Die Tische im Atelier sind flexibel in Bezug auf die Höhe wie auch auf die Maße der Tischplatte. Die Tischgestelle und -platten können als Einzelarbeitsplätzen sowie als Gruppentischen in unterschiedlichen Größen kombiniert werden. Sowohl für die Stühle als auch für die Tische sind direkt im Atelier Lagerungsmöglichkeiten vorgesehen, so dass das Atelier problemlos und somit auch kurzfristig leergeräumt werden kann.
Das dem Atelier mit einer Doppelflügeltür unmittelbar angegliederte Studio ist ein Raum, der bewusst „leer“ gehalten ist und auf diese Weise Platz für performatives Arbeiten bieten soll (Abb. 5, 6). Die Präsentationswand ist so gestaltet, dass sie nicht nur von den Kindern unmittelbar bestückt werden kann, sondern darüber hinaus neben zweidimensionalen Arbeiten die Präsentation von Objekten ermöglicht. Die Kinder sollen dadurch anregt werden, eigene Arbeiten zu „mappen“ und in immer wieder neuen Konstellationen zu betrachten.
Das Studio und die Garderobe sind über eine Nische miteinander verbunden, für die Judith Seng mobile Kofferschränke entwickelt hat. (Abb. 7) Durch das Aufklappen der filzverkleideten Türen, die akustisch wirksam sind und zudem als Sitzlehne oder als Pinnwände dienen, können Spiegelwände erzeugt werden. Die Kofferschränke sind also nicht nur als Aufbewahrungsort konzipiert, sondern eröffnen durch ihre Mobilität niederschwellige Raumgestaltungsoptionen, Räume sowie Orte im Raum herzustellen. Ein besonderes Element der Garderobe sind handgedrechselten Garderobenhaken, die bewusst rhizomartig und alinear an der Wand angebracht wurden und damit die Möglichkeit zur Installation bieten.
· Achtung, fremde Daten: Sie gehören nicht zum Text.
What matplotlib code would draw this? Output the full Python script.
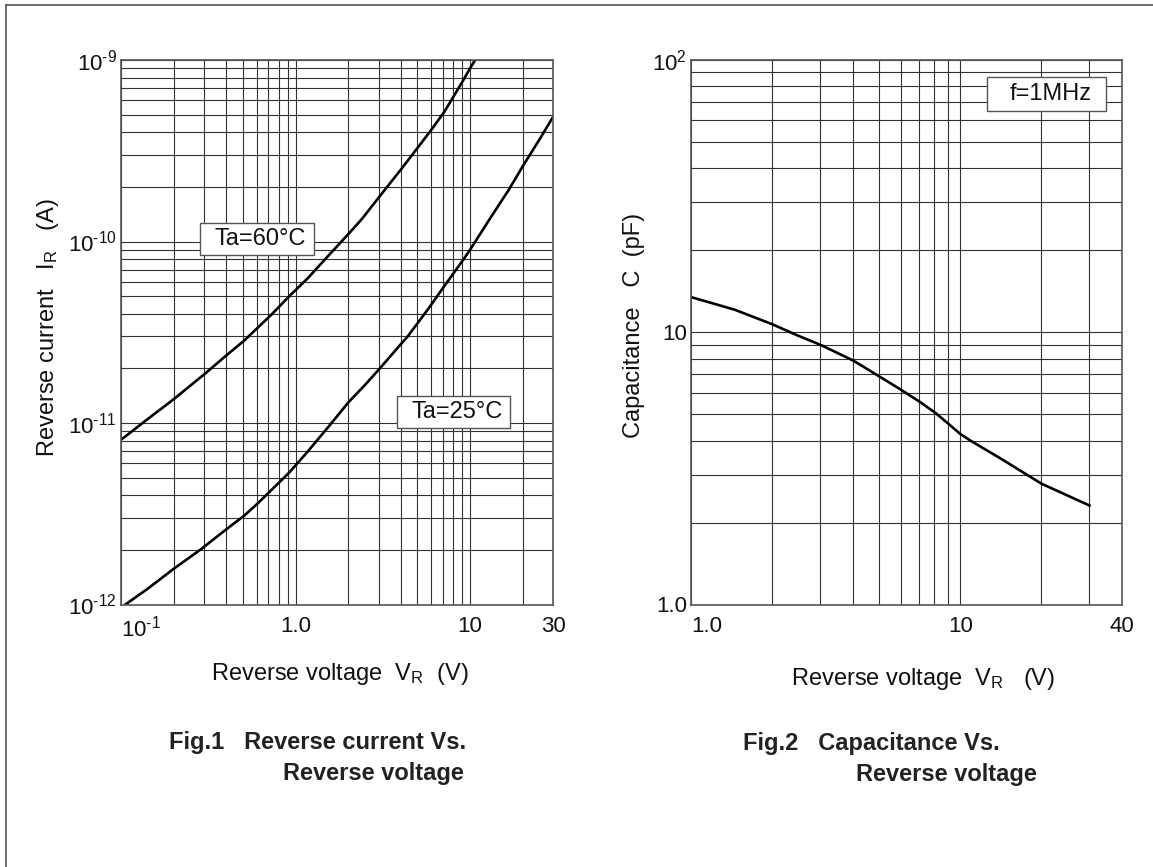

So unterschiedlich die Räume der grund_schule der künste die genannten Konzepte aufgreifen und ausbilden, gemeinsam ist den Räumen, dass sie sowohl bei Kindern als auch Erwachsenen Differenzerfahrungen initiieren, d.h. zu unerwarteten, nicht gewohnten Handlungen anregen und dabei eine Atmosphäre herstellen, die zu Kontemplation und Genuss während der eigenen Tätigkeit führen, sei es im Rahmen der Produktion oder Rezeption (Abb. 9). Für eine konkrete Umsetzung, z.B. in Schule oder Kindertagesstätte, ist wichtig den vorhandenen Raum auf die ausgeführten Konzepte raumbildener Strukturen hin wahrzunehmen und zu analysieren. Wie kann ich „Spielflächen“ schaffen? Wie kann ich die Raumgestaltung derart organisieren, dass diese flexibel für weitere Raumanordnungen ist? Spannend für die baukulturelle Bildung bleibt, welche „Spielregeln“ die Akteur*innen dabei immer wieder aufs Neue erfinden und anwenden.